__TASK DIRECTIONS__:
Keep to the lines from the line containing "Reproduce this chart with D3.js." through the line containing "3.5, 4, 4.5, 5];": copy them exactly and leave every picture out.

__PROVIDED RECORDS__:

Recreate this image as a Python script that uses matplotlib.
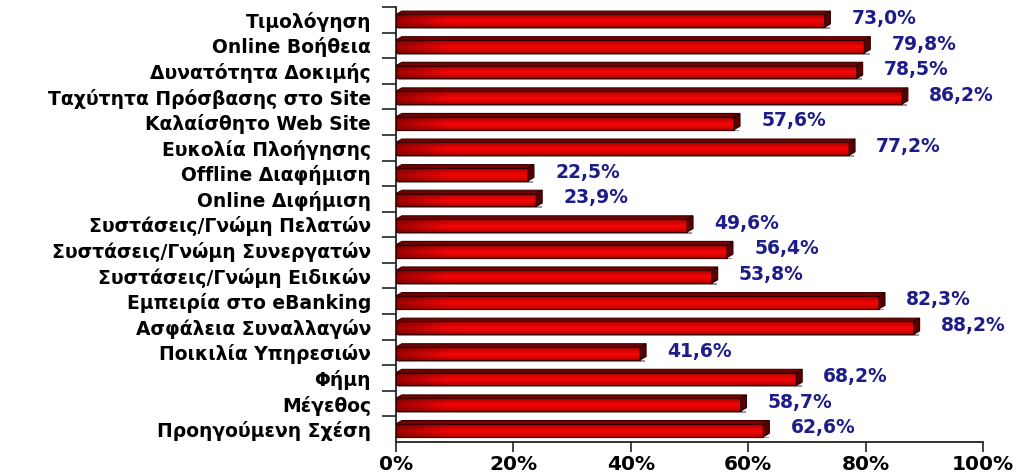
import matplotlib
matplotlib.use("Agg")
import matplotlib.pyplot as plt
import numpy as np
from matplotlib.patches import Polygon, Rectangle
from matplotlib.ticker import FixedLocator

plt.rcParams['font.family'] = ['DejaVu Sans']

categories = [
    "Τιμολόγηση", "Online Βοήθεια", "Δυνατότητα Δοκιμής",
    "Ταχύτητα Πρόσβασης στο Site", "Καλαίσθητο Web Site", "Ευκολία Πλοήγησης",
    "Offline Διαφήμιση", "Online Διφήμιση", "Συστάσεις/Γνώμη Πελατών",
    "Συστάσεις/Γνώμη Συνεργατών", "Συστάσεις/Γνώμη Ειδικών",
    "Εμπειρία στο eBanking", "Ασφάλεια Συναλλαγών", "Ποικιλία Υπηρεσιών",
    "Φήμη", "Μέγεθος", "Προηγούμενη Σχέση",
]
values = [73.0, 79.8, 78.5, 86.2, 57.6, 77.2, 22.5, 23.9, 49.6, 56.4,
          53.8, 82.3, 88.2, 41.6, 68.2, 58.7, 62.6]
value_labels = ["73,0%", "79,8%", "78,5%", "86,2%", "57,6%", "77,2%", "22,5%",
                "23,9%", "49,6%", "56,4%", "53,8%", "82,3%", "88,2%", "41,6%",
                "68,2%", "58,7%", "62,6%"]
xticks = [0, 20, 40, 60, 80, 100]
xtick_labels = ["0%", "20%", "40%", "60%", "80%", "100%"]

W, H = 1016, 474
fig = plt.figure(figsize=(W / 100, H / 100), dpi=100)
ax = fig.add_axes([396 / W, 1 - 442 / H, (983 - 396) / W, (442 - 7) / H])

n = len(categories)
ypos = np.arange(n)
ax.set_xlim(0, 100)
ax.set_ylim(n - 0.5, -0.5)

gx = np.linspace(0, 1, 300)
gy = np.linspace(0, 1, 40)
GX, GY = np.meshgrid(gx, gy)

bh = 0.5
dx = 1.0
dy = 0.13
for y, v in zip(ypos, values):
    yc = y + 0.04
    top = yc - bh / 2
    bot = yc + bh / 2
    # shadow under the bar
    ax.add_patch(Rectangle((0.3, bot), v + 0.6, 0.07, facecolor='#9a9a9a',
                           edgecolor='none', zorder=1.5))
    frac_left = np.clip(GX * v / 9.0, 0, 1)
    hx = 0.5 + 0.5 * frac_left
    vy = 1.0 - 0.4 * np.abs(GY - 0.55) * 2
    shade = hx * vy
    img = np.zeros((40, 300, 3))
    img[..., 0] = 0.3 + 0.67 * shade
    img[..., 1] = 0.02 * shade
    img[..., 2] = 0.02 * shade
    im = ax.imshow(img, extent=[0, v, bot, top], aspect='auto', zorder=2,
                   interpolation='bilinear')
    rect = Rectangle((0, top), v, bh, facecolor='none', edgecolor='#3a0000',
                     linewidth=0.9, zorder=3)
    ax.add_patch(rect)
    im.set_clip_path(rect)
    ax.add_patch(Polygon([(0, top), (v, top), (v + dx, top - dy), (dx, top - dy)],
                         closed=True, facecolor='#7a0000', edgecolor='#3a0000',
                         linewidth=0.8, zorder=3))
    ax.add_patch(Polygon([(v, top), (v + dx, top - dy), (v + dx, bot - dy), (v, bot)],
                         closed=True, facecolor='#5a0000', edgecolor='#2a0000',
                         linewidth=0.8, zorder=3))

for y, v, lab in zip(ypos, values, value_labels):
    ax.text(v + 4.6, y - 0.05, lab, ha='left', va='center', color='#1c1c8a',
            fontsize=13.5, fontweight='bold')

for s in ['top', 'right']:
    ax.spines[s].set_visible(False)
for s in ['left', 'bottom']:
    ax.spines[s].set_color('#222222')
    ax.spines[s].set_linewidth(1.3)

ax.set_yticks(ypos)
ax.set_yticklabels(categories, fontsize=13.5, fontweight='bold')
ax.tick_params(axis='y', which='major', length=0, pad=18)
ax.yaxis.set_minor_locator(FixedLocator(np.arange(-0.5, n - 0.5, 1.0)))
ax.tick_params(axis='y', which='minor', length=10, width=1.2, direction='out',
               color='#222222')

ax.set_xticks(xticks)
ax.set_xticklabels(xtick_labels, fontsize=14.5, fontweight='bold')
ax.tick_params(axis='x', length=7, width=1.2, direction='out', color='#222222', pad=2)

fig.savefig("out.png", dpi=100)
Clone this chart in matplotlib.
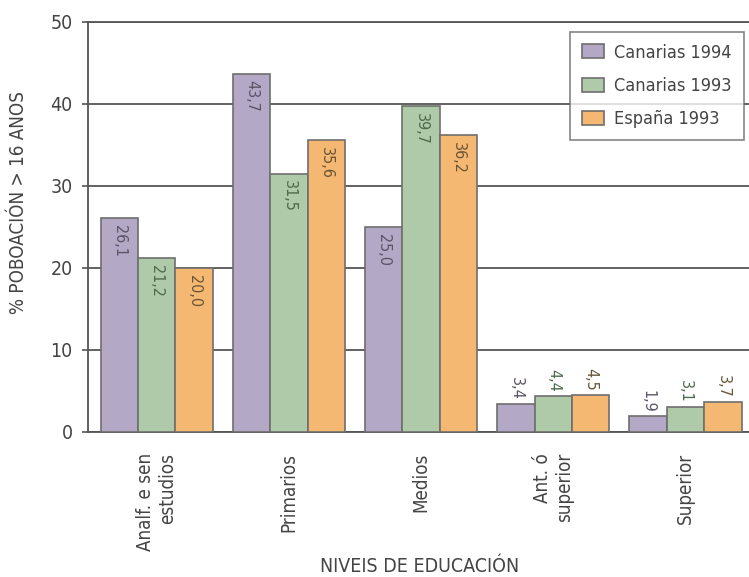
import numpy as np
from matplotlib import pyplot as plt

######## Datos

niveis = ["Analf. e sen\nestudios", "Primarios", "Medios", "Ant. ó\nsuperior", "Superior"]
canarias_1994 = [26.1, 43.7, 25.0, 3.4, 1.9]
canarias_1993 = [21.2, 31.5, 39.7, 4.4, 3.1]
espana_1993 = [20.0, 35.6, 36.2, 4.5, 3.7]
series_nomes = ["Canarias 1994", "Canarias 1993", "España 1993"]
cores = ["#b3a9c6", "#aecaa8", "#f4b872"]
cores_texto = ["#5b5366", "#4c6a4c", "#6a5536"]

######## Fonte estreita

plt.rcParams['font.family'] = ["DejaVu Sans"]
plt.rcParams['font.stretch'] = "condensed"
cinza = "#444444"

######## Grafica

fig = plt.figure(figsize=(7.49, 5.77), dpi=100)
ax = fig.add_axes([0.1175, 0.2513, 0.8825, 0.7106])

x = np.arange(len(niveis))
w = 0.283
valores = [canarias_1994, canarias_1993, espana_1993]

for k in range(3):
    pos = x + (k - 1) * w
    ax.bar(pos, valores[k], width=w, color=cores[k], edgecolor="#6e6e6e",
           linewidth=1.2, label=series_nomes[k], zorder=3)
    for p, v in zip(pos, valores[k]):
        txt = ("%.1f" % v).replace(".", ",")
        if v > 10:
            ax.text(p, v - 0.8, txt, rotation=270, ha="center", va="top",
                    fontsize=11.5, color=cores_texto[k], zorder=4)
        else:
            ax.text(p, v + 0.5, txt, rotation=270, ha="center", va="bottom",
                    fontsize=11.5, color=cores_texto[k], zorder=4)

ax.set_xlim(-0.52, 4.48)
ax.set_ylim(0, 50)
ax.set_yticks([0, 10, 20, 30, 40, 50])
ax.set_yticklabels(["0", "10", "20", "30", "40", "50"], fontsize=14, color=cinza)
ax.set_xticks(x)
ax.set_xticklabels(niveis, rotation=90, fontsize=13.5, color=cinza,
                   multialignment="right", va="top")
ax.tick_params(axis="x", length=0, pad=15)
ax.tick_params(axis="y", length=4, width=1.2, color="#555555", pad=7)

ax.grid(axis="y", color="#555555", linewidth=1.3, zorder=0)
ax.spines["right"].set_visible(False)
for s in ["left", "bottom", "top"]:
    ax.spines[s].set_color("#555555")
    ax.spines[s].set_linewidth(1.3)

ax.set_ylabel("% POBOACIÓN > 16 ANOS", fontsize=13.5, color=cinza)
ax.yaxis.set_label_coords(-0.091, 0.559)
ax.set_xlabel("NIVEIS DE EDUCACIÓN", fontsize=14, color=cinza)
ax.xaxis.set_label_coords(0.502, -0.305)

leg = ax.legend(loc="upper right", bbox_to_anchor=(0.992, 0.976), fontsize=13,
                frameon=True, fancybox=False, edgecolor="#666666",
                handlelength=1.2, handleheight=0.8, labelspacing=0.85,
                borderpad=0.65, handletextpad=0.6, borderaxespad=0)
leg.get_frame().set_linewidth(1.2)
for t in leg.get_texts():
    t.set_color(cinza)

plt.savefig("out.png", dpi=100)
plt.close()
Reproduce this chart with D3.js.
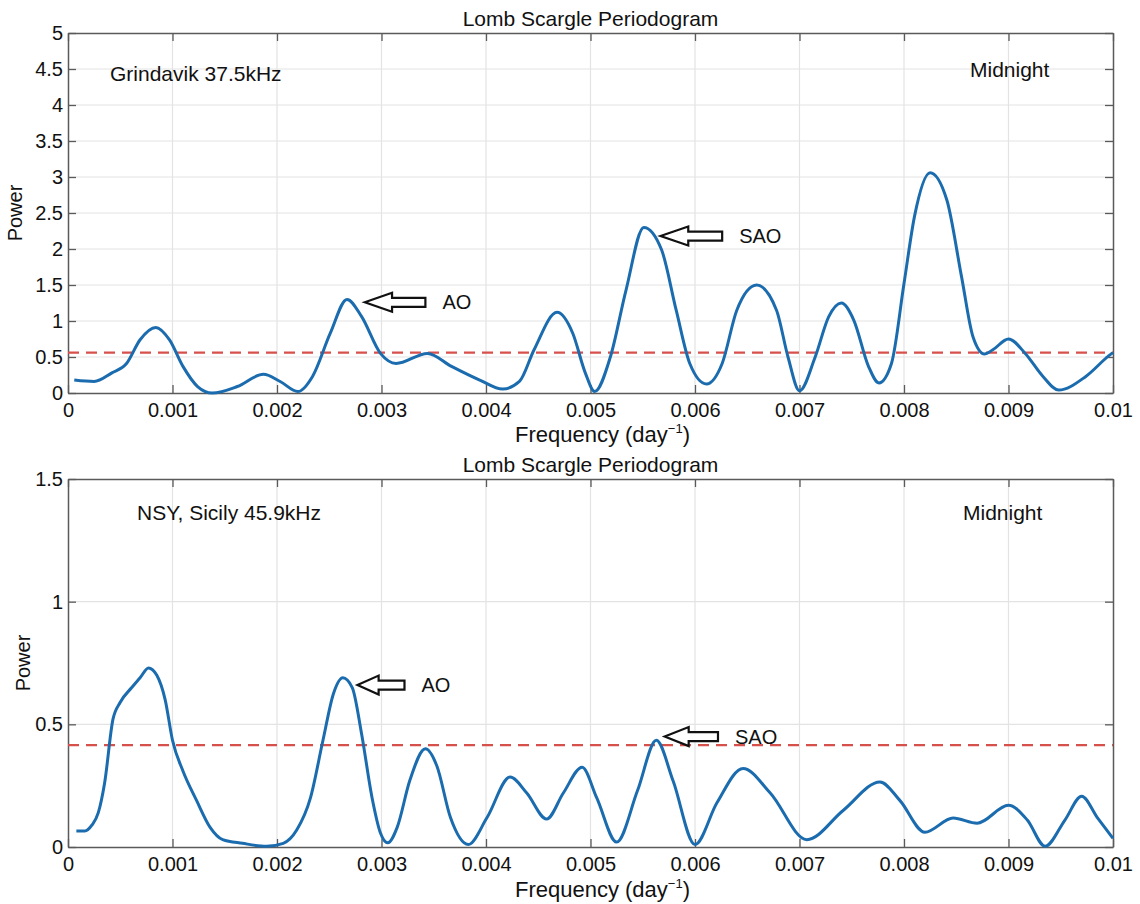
<!DOCTYPE html>
<html>
<head>
<meta charset="utf-8">
<script src="https://cdn.jsdelivr.net/npm/d3@7"></script>
<style>
  body { margin: 0; background: #fff; }
  svg { font-family: "Liberation Sans", Arial, sans-serif; }
</style>
</head>
<body>
<svg id="chart"></svg>
<script>
var WIDTH = 1140;
var HEIGHT = 904;

// frequency ticks shared by both panels
var xTicks = [0, 0.001, 0.002, 0.003, 0.004, 0.005, 0.006, 0.007, 0.008, 0.009, 0.01];

// top panel: Grindavik 37.5kHz
var topFreq = [0.00006, 0.00025, 0.00042, 0.00056, 0.00069, 0.00084, 0.00097, 0.0011, 0.00124, 0.00138,
  0.00162, 0.00187, 0.00203, 0.0022, 0.00234, 0.00251, 0.00267, 0.00281, 0.00299, 0.00314,
  0.00344, 0.00367, 0.00394, 0.00416, 0.00432, 0.00446, 0.00468, 0.00483, 0.00495, 0.00504,
  0.00519, 0.00534, 0.00551, 0.00568, 0.00582, 0.00595, 0.00611, 0.00626, 0.0064, 0.00659,
  0.00678, 0.00689, 0.007, 0.00715, 0.00728, 0.0074, 0.00752, 0.00766, 0.00776, 0.00788,
  0.008, 0.0081, 0.00825, 0.00841, 0.00855, 0.00866, 0.00877, 0.00885, 0.009, 0.00916,
  0.00933, 0.00948, 0.00974, 0.00998, 0.01];
var topPower = [0.18, 0.16, 0.28, 0.41, 0.74, 0.91, 0.74, 0.37, 0.09, 0.0,
  0.09, 0.26, 0.16, 0.02, 0.23, 0.83, 1.3, 1.06, 0.55, 0.41,
  0.55, 0.37, 0.18, 0.055, 0.16, 0.6, 1.12, 0.83, 0.28, 0.02,
  0.5, 1.43, 2.3, 1.99, 1.15, 0.41, 0.125, 0.41, 1.15, 1.5,
  1.15, 0.5, 0.03, 0.5, 1.06, 1.25, 1.01, 0.37, 0.14, 0.41,
  1.52, 2.45, 3.06, 2.68, 1.62, 0.78, 0.54, 0.6, 0.75, 0.55,
  0.23, 0.04, 0.23, 0.54, 0.56];
var topThreshold = 0.56;
var topYTicks = [0, 0.5, 1, 1.5, 2, 2.5, 3, 3.5, 4, 4.5, 5];

// bottom panel: NSY, Sicily 45.9kHz
var botFreq = [0.00008, 0.00016, 0.00023, 0.00029, 0.00035, 0.00043, 0.0005, 0.00061, 0.00069, 0.00077,
  0.00085, 0.00093, 0.001, 0.0011, 0.00123, 0.00136, 0.00148, 0.00167, 0.0019, 0.00206,
  0.00219, 0.00232, 0.00244, 0.00254, 0.00263, 0.00272, 0.00281, 0.00291, 0.00299, 0.00306,
  0.00315, 0.00327, 0.00342, 0.00353, 0.00366, 0.00383, 0.00401, 0.00423, 0.00439, 0.00458,
  0.00474, 0.00492, 0.00506, 0.00525, 0.00545, 0.00563, 0.00579, 0.006, 0.00621, 0.00646,
  0.00672, 0.00707, 0.00742, 0.00777, 0.00796, 0.0082, 0.00847, 0.0087, 0.009, 0.00918,
  0.00935, 0.00954, 0.0097, 0.00985, 0.01];
var botPower = [0.065, 0.065, 0.09, 0.14, 0.26, 0.52, 0.59, 0.65, 0.69, 0.73,
  0.70, 0.60, 0.435, 0.31, 0.19, 0.08, 0.03, 0.015, 0.003, 0.015,
  0.07, 0.2, 0.435, 0.625, 0.69, 0.65, 0.46, 0.2, 0.057, 0.017,
  0.08, 0.27, 0.40, 0.33, 0.12, 0.01, 0.12, 0.285, 0.22, 0.114,
  0.22, 0.325, 0.2, 0.02, 0.23, 0.435, 0.27, 0.01, 0.18, 0.32,
  0.22, 0.03, 0.15, 0.265, 0.19, 0.06, 0.118, 0.097, 0.17, 0.11,
  0.003, 0.11, 0.207, 0.12, 0.035];
var botThreshold = 0.415;
var botYTicks = [0, 0.5, 1, 1.5];

// arrows: tip frequency, tail frequency, power level, label
var topArrows = [
  { tip: 0.00284, tail: 0.00342, p: 1.26, label: 'AO' },
  { tip: 0.00567, tail: 0.00626, p: 2.18, label: 'SAO' }
];
var botArrows = [
  { tip: 0.00277, tail: 0.00322, p: 0.66, label: 'AO' },
  { tip: 0.00571, tail: 0.00622, p: 0.45, label: 'SAO' }
];

var panels = [
  { top: 33, bottom: 393, ymax: 5, yTicks: topYTicks, freq: topFreq, power: topPower,
    thr: topThreshold, arrows: topArrows, station: 'Grindavik 37.5kHz', stationX: 110, textY: 74,
    midX: 970, midY: 70, titleY: 26, xlabY: 442, ylabX: 22 },
  { top: 479, bottom: 847, ymax: 1.5, yTicks: botYTicks, freq: botFreq, power: botPower,
    thr: botThreshold, arrows: botArrows, station: 'NSY, Sicily 45.9kHz', stationX: 137, textY: 513,
    midX: 963, midY: 513, titleY: 472, xlabY: 897, ylabX: 30 }
];

var LEFT = 68, RIGHT = 1113;
var AXIS_COLOR = '#5a5a5a';
var GRID_COLOR = '#e3e3e3';
var LINE_COLOR = '#1b6cae';
var DASH_COLOR = '#d6504c';

var svg = d3.select('#chart').attr('width', WIDTH).attr('height', HEIGHT);

var xScale = d3.scaleLinear().domain([0, 0.01]).range([LEFT, RIGHT]);
var fmt = function(d){ return d === 0 ? '0' : String(+d.toFixed(3)); };

panels.forEach(function(pn){
  var yScale = d3.scaleLinear().domain([0, pn.ymax]).range([pn.bottom, pn.top]);
  var g = svg.append('g');

  // grid
  g.append('g').selectAll('line').data(xTicks.slice(1, -1)).enter().append('line')
    .attr('x1', function(d){ return xScale(d); }).attr('x2', function(d){ return xScale(d); })
    .attr('y1', pn.top).attr('y2', pn.bottom)
    .attr('stroke', GRID_COLOR).attr('stroke-width', 1.2);
  g.append('g').selectAll('line').data(pn.yTicks.slice(1, -1)).enter().append('line')
    .attr('y1', function(d){ return yScale(d); }).attr('y2', function(d){ return yScale(d); })
    .attr('x1', LEFT).attr('x2', RIGHT)
    .attr('stroke', GRID_COLOR).attr('stroke-width', 1.2);

  // axes, ticks pointing inward
  var bot = g.append('g').attr('transform', 'translate(0,' + pn.bottom + ')')
    .call(d3.axisBottom(xScale).tickValues(xTicks).tickFormat(fmt).tickSizeInner(-8).tickSizeOuter(0).tickPadding(10));
  var topAx = g.append('g').attr('transform', 'translate(0,' + pn.top + ')')
    .call(d3.axisTop(xScale).tickValues(xTicks).tickFormat('').tickSizeInner(-8).tickSizeOuter(0));
  var left = g.append('g').attr('transform', 'translate(' + LEFT + ',0)')
    .call(d3.axisLeft(yScale).tickValues(pn.yTicks).tickFormat(function(d){ return String(d); }).tickSizeInner(-8).tickSizeOuter(0).tickPadding(5));
  var right = g.append('g').attr('transform', 'translate(' + RIGHT + ',0)')
    .call(d3.axisRight(yScale).tickValues(pn.yTicks).tickFormat('').tickSizeInner(-8).tickSizeOuter(0));

  [bot, topAx, left, right].forEach(function(a){
    a.select('.domain').attr('stroke', AXIS_COLOR).attr('stroke-width', 1.5);
    a.selectAll('.tick line').attr('stroke', AXIS_COLOR).attr('stroke-width', 1.3);
    a.selectAll('text').attr('fill', '#111').attr('font-size', 20).attr('font-family', '"Liberation Sans", Arial, sans-serif');
  });

  // threshold
  g.append('line')
    .attr('x1', LEFT).attr('x2', RIGHT)
    .attr('y1', yScale(pn.thr)).attr('y2', yScale(pn.thr))
    .attr('stroke', DASH_COLOR).attr('stroke-width', 2.2).attr('stroke-dasharray', '11,7');

  // periodogram curve
  var pts = pn.freq.map(function(f, i){ return [f, pn.power[i]]; });
  var line = d3.line()
    .x(function(d){ return xScale(d[0]); })
    .y(function(d){ return yScale(d[1]); })
    .curve(d3.curveMonotoneX);
  g.append('path').datum(pts)
    .attr('d', line).attr('fill', 'none')
    .attr('stroke', LINE_COLOR).attr('stroke-width', 3).attr('stroke-linejoin', 'round');

  // arrows
  pn.arrows.forEach(function(a){
    var x0 = xScale(a.tip), x1 = xScale(a.tail), y = yScale(a.p);
    var hl = (x1 - x0) * 0.45, hh = 9.5, sh = 4.5;
    var d = 'M' + x0 + ',' + y +
      'L' + (x0 + hl) + ',' + (y - hh) +
      'L' + (x0 + hl) + ',' + (y - sh) +
      'L' + x1 + ',' + (y - sh) +
      'L' + x1 + ',' + (y + sh) +
      'L' + (x0 + hl) + ',' + (y + sh) +
      'L' + (x0 + hl) + ',' + (y + hh) + 'Z';
    g.append('path').attr('d', d).attr('fill', '#fff').attr('stroke', '#111').attr('stroke-width', 2.2);
    g.append('text').attr('x', x1 + 17).attr('y', y).attr('dy', '0.35em')
      .attr('font-size', 20).attr('fill', '#111').text(a.label);
  });

  // text labels
  g.append('text').attr('x', pn.stationX).attr('y', pn.textY).attr('dy', '0.35em')
    .attr('font-size', 21).attr('fill', '#111').text(pn.station);
  g.append('text').attr('x', pn.midX).attr('y', pn.midY).attr('dy', '0.35em')
    .attr('font-size', 21).attr('fill', '#111').text('Midnight');

  g.append('text').attr('x', (LEFT + RIGHT) / 2).attr('y', pn.titleY)
    .attr('text-anchor', 'middle').attr('font-size', 21).attr('fill', '#111')
    .text('Lomb Scargle Periodogram');

  var xl = g.append('text').attr('x', (LEFT + RIGHT) / 2 + 12).attr('y', pn.xlabY)
    .attr('text-anchor', 'middle').attr('font-size', 22).attr('fill', '#111');
  xl.append('tspan').text('Frequency (day');
  xl.append('tspan').attr('dy', -9).attr('font-size', 13).text('\u22121');
  xl.append('tspan').attr('dy', 9).text(')');

  g.append('text')
    .attr('transform', 'translate(' + pn.ylabX + ',' + ((pn.top + pn.bottom) / 2) + ') rotate(-90)')
    .attr('text-anchor', 'middle').attr('font-size', 20).attr('fill', '#111')
    .text('Power');
});
</script>
</body>
</html>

__RESPONSE TO THE EXERCISE__:
Reproduce this chart with D3.js.
<!DOCTYPE html>
<html>
<head>
<meta charset="utf-8">
<script src="https://cdn.jsdelivr.net/npm/d3@7"></script>
<style>
  body { margin: 0; background: #fff; }
  svg { font-family: "Liberation Sans", Arial, sans-serif; }
</style>
</head>
<body>
<svg id="chart"></svg>
<script>
var WIDTH = 1140;
var HEIGHT = 904;

// frequency ticks shared by both panels
var xTicks = [0, 0.001, 0.002, 0.003, 0.004, 0.005, 0.006, 0.007, 0.008, 0.009, 0.01];

// top panel: Grindavik 37.5kHz
var topFreq = [0.00006, 0.00025, 0.00042, 0.00056, 0.00069, 0.00084, 0.00097, 0.0011, 0.00124, 0.00138,
  0.00162, 0.00187, 0.00203, 0.0022, 0.00234, 0.00251, 0.00267, 0.00281, 0.00299, 0.00314,
  0.00344, 0.00367, 0.00394, 0.00416, 0.00432, 0.00446, 0.00468, 0.00483, 0.00495, 0.00504,
  0.00519, 0.00534, 0.00551, 0.00568, 0.00582, 0.00595, 0.00611, 0.00626, 0.0064, 0.00659,
  0.00678, 0.00689, 0.007, 0.00715, 0.00728, 0.0074, 0.00752, 0.00766, 0.00776, 0.00788,
  0.008, 0.0081, 0.00825, 0.00841, 0.00855, 0.00866, 0.00877, 0.00885, 0.009, 0.00916,
  0.00933, 0.00948, 0.00974, 0.00998, 0.01];
var topPower = [0.18, 0.16, 0.28, 0.41, 0.74, 0.91, 0.74, 0.37, 0.09, 0.0,
  0.09, 0.26, 0.16, 0.02, 0.23, 0.83, 1.3, 1.06, 0.55, 0.41,
  0.55, 0.37, 0.18, 0.055, 0.16, 0.6, 1.12, 0.83, 0.28, 0.02,
  0.5, 1.43, 2.3, 1.99, 1.15, 0.41, 0.125, 0.41, 1.15, 1.5,
  1.15, 0.5, 0.03, 0.5, 1.06, 1.25, 1.01, 0.37, 0.14, 0.41,
  1.52, 2.45, 3.06, 2.68, 1.62, 0.78, 0.54, 0.6, 0.75, 0.55,
  0.23, 0.04, 0.23, 0.54, 0.56];
var topThreshold = 0.56;
var topYTicks = [0, 0.5, 1, 1.5, 2, 2.5, 3, 3.5, 4, 4.5, 5];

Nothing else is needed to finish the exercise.